MORGANTOWN, W.Va. – Environmental groups that have spent years suing coal companies over water pollution in West Virginia are now setting their sights on federal regulators, accusing the Environmental Protection Agency of failing to ensure the state adequately enforces the Clean Water Act.
The West Virginia Sierra Club, West Virginia Highlands Conservancy and Ohio Valley Environmental Coalition have given the agency 60 days’ notice in a 13-page letter demanding it reject as inadequate a list of known polluted streams that state regulators recently submitted.
The state Department of Environmental Protection has not only abdicated its responsibility to protect waterways, the groups argue, but “colluded with polluters” to help them skirt federal law and avoid hundreds of millions of dollars in cleanup costs.
Neither the EPA nor the DEP immediately commented on the letter.
The Legislature, the environmental groups argue, has also collaborated with the DEP by passing weaker water-quality standards last year. Rather than submit those standards to EPA for consideration, the letter says, the DEP “has defiantly taken the indefensible position that it is not a revision.”
“EPA cannot accept WVDEP’s representation at face value,” the letter says. “EPA has an independent federal duty to determine whether a revision has in fact occurred, and in this case, it has.”
EPA has the power to rein in state agencies that abuse their power, the groups argue, and they urged it to intervene forcefully if it wants to avoid a lawsuit.

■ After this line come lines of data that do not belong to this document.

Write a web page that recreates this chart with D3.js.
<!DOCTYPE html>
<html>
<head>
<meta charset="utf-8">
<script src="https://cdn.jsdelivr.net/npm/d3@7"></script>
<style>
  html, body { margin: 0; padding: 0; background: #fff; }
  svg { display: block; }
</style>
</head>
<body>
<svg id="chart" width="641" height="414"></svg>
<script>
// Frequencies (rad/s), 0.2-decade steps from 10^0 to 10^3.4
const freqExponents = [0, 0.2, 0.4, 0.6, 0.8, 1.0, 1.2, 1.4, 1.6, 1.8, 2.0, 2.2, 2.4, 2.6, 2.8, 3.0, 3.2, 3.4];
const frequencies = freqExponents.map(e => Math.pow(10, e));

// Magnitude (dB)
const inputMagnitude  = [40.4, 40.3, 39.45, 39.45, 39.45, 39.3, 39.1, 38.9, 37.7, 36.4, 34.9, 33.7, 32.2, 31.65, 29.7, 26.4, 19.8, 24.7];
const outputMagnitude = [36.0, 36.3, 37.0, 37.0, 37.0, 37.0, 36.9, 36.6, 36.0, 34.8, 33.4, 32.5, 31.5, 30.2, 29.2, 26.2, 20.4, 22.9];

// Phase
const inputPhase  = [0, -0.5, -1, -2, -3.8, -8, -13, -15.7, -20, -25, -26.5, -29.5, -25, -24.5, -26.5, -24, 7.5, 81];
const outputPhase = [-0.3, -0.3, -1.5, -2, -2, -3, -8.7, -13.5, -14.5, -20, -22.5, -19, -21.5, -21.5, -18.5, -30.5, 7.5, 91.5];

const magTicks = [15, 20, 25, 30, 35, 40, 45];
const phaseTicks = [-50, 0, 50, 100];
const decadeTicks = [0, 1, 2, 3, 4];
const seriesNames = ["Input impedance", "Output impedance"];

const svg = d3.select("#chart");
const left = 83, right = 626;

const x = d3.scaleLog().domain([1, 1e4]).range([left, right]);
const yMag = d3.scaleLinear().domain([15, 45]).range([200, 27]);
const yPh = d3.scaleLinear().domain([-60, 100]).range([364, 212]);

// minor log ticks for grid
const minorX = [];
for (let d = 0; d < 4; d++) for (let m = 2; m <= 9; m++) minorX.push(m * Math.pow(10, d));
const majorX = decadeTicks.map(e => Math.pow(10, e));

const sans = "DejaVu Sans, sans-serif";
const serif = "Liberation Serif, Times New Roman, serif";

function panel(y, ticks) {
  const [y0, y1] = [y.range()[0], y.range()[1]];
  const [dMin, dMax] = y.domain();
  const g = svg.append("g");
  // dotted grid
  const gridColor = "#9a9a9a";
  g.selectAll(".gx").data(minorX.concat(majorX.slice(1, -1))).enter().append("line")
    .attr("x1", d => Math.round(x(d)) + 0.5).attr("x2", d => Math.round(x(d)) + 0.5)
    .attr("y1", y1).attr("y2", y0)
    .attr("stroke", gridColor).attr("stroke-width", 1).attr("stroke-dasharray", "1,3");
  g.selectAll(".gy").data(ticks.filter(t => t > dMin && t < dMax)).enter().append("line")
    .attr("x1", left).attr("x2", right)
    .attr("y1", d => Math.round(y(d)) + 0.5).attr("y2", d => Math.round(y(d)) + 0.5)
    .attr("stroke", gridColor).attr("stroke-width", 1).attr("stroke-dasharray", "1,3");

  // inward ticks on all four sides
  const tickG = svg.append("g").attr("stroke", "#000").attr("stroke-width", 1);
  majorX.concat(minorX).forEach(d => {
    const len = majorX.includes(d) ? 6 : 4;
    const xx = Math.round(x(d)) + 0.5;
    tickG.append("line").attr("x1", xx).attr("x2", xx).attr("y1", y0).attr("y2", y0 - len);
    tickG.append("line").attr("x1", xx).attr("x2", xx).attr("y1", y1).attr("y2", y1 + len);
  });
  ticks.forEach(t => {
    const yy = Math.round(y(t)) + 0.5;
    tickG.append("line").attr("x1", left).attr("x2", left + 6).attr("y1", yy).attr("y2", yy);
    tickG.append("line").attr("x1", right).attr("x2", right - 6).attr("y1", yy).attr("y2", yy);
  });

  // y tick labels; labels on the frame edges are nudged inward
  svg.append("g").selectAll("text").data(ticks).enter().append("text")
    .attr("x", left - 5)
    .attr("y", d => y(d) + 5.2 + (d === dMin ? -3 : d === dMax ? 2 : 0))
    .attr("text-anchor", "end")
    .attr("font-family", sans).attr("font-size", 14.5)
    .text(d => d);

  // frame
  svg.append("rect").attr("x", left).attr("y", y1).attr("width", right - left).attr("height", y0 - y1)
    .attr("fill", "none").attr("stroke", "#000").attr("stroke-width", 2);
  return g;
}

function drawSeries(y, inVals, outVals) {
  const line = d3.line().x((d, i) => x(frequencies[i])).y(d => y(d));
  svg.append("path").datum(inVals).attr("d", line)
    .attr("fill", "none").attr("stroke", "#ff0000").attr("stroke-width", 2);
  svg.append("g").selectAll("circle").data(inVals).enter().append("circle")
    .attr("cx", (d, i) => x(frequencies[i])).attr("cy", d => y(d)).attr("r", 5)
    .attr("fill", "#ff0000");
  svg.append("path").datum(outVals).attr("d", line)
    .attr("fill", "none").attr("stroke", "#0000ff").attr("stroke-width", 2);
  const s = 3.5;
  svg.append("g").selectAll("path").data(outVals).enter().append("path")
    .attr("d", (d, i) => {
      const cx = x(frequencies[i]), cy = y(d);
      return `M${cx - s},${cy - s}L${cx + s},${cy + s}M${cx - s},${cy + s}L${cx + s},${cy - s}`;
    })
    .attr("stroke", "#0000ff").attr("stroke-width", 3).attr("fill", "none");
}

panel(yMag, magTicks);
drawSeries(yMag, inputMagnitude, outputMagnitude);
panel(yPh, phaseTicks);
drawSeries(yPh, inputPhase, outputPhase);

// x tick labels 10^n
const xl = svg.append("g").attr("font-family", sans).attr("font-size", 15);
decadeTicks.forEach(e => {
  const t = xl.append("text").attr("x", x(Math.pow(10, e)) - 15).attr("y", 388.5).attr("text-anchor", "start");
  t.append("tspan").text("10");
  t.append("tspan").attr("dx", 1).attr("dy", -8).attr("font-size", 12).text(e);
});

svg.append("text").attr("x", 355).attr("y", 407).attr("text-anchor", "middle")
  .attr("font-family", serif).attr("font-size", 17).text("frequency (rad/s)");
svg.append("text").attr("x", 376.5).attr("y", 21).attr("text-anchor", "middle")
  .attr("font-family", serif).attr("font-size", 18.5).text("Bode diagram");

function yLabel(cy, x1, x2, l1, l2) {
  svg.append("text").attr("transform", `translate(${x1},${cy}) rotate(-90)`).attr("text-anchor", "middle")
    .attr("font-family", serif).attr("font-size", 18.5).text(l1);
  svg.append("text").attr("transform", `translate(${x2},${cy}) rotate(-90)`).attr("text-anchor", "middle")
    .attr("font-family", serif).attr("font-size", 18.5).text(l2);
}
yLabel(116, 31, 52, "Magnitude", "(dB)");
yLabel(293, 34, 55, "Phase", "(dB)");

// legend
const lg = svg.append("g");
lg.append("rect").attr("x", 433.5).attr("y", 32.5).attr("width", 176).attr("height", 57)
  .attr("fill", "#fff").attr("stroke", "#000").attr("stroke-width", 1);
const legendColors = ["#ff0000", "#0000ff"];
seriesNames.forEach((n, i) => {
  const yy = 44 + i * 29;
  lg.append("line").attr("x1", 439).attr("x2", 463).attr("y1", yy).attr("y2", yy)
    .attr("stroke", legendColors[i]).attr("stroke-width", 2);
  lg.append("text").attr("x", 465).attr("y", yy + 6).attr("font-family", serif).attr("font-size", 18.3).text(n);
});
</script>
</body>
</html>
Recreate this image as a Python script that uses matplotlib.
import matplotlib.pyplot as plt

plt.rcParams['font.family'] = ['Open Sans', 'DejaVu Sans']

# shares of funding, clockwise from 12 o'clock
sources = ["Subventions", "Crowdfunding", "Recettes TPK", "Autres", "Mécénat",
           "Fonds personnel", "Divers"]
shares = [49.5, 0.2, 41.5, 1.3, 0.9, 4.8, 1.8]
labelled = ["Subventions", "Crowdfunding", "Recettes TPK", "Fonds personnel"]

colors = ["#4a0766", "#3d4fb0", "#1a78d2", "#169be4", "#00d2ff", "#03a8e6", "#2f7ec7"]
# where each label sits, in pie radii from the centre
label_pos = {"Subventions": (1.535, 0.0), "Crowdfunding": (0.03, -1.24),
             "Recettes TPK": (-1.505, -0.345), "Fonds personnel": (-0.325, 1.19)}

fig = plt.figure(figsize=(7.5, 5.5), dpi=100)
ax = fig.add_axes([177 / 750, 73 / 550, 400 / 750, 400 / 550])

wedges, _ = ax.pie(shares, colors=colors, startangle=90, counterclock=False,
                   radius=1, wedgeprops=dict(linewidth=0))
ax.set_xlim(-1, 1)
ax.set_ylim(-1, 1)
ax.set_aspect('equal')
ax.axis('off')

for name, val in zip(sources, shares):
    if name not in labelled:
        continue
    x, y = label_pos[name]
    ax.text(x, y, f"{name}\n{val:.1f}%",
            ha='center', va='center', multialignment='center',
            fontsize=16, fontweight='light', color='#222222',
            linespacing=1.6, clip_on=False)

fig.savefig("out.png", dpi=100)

“Without leadership from the EPA and the Obama administration,” said OVEC’s Dianne Bady, “West Virginia’s public officials will continue to promote the annihilation of major swaths of southern West Virginia, and knowingly allow the sickening of the people they claim to represent.”
Allowing the state to continue what it’s doing, the groups contend, also tells state regulators and coal companies they can continue to ignore federal law “without consequence.”
The lawsuit threat stems from a list of known polluted waterways that the DEP sent the EPA in December.
Because of the Legislature’s action on water quality standards, the DEP said it must develop new methods for determining whether a stream is impaired. Rather than use the old standards to update its list for 2013, the DEP “opted to not conduct any assessment at all,” the letter says.
As a result, 173 West Virginia streams that would have qualified were left off. Had the state used guidelines recommended by the EPA, the groups argue, it would have identified 546 impaired streams.
Both the DEP and the National Mining Association fought the new EPA guidelines in federal court, arguing the agency overstepped its authority in issuing them outside the normal rule-making process. They also argued the rules are unfairly applied, focusing only on Appalachian states where mountaintop removal mining has become more common.
A judge agreed, but the EPA said last fall it would appeal.
Mountaintop removal is a particularly efficient and particularly destructive form of strip mining that blasts apart mountain ridge tops to expose multiple seams of coal. The practice of flat-topping the mountains, then filling valleys and covering streams with rubble has divided communities and led to multiple confrontations between coal miners and environmentalists.
The EPA had until Jan. 22 to either approve or reject West Virginia’s latest list of impaired streams, but the letter says it has only requested a teleconference with DEP to discuss the matter.
“That response is not only legally deficient; it also reinforces the state’s recalcitrance,” the groups contend. “EPA’s passivity … not only harms our environment but weakens the rule of law in our region.”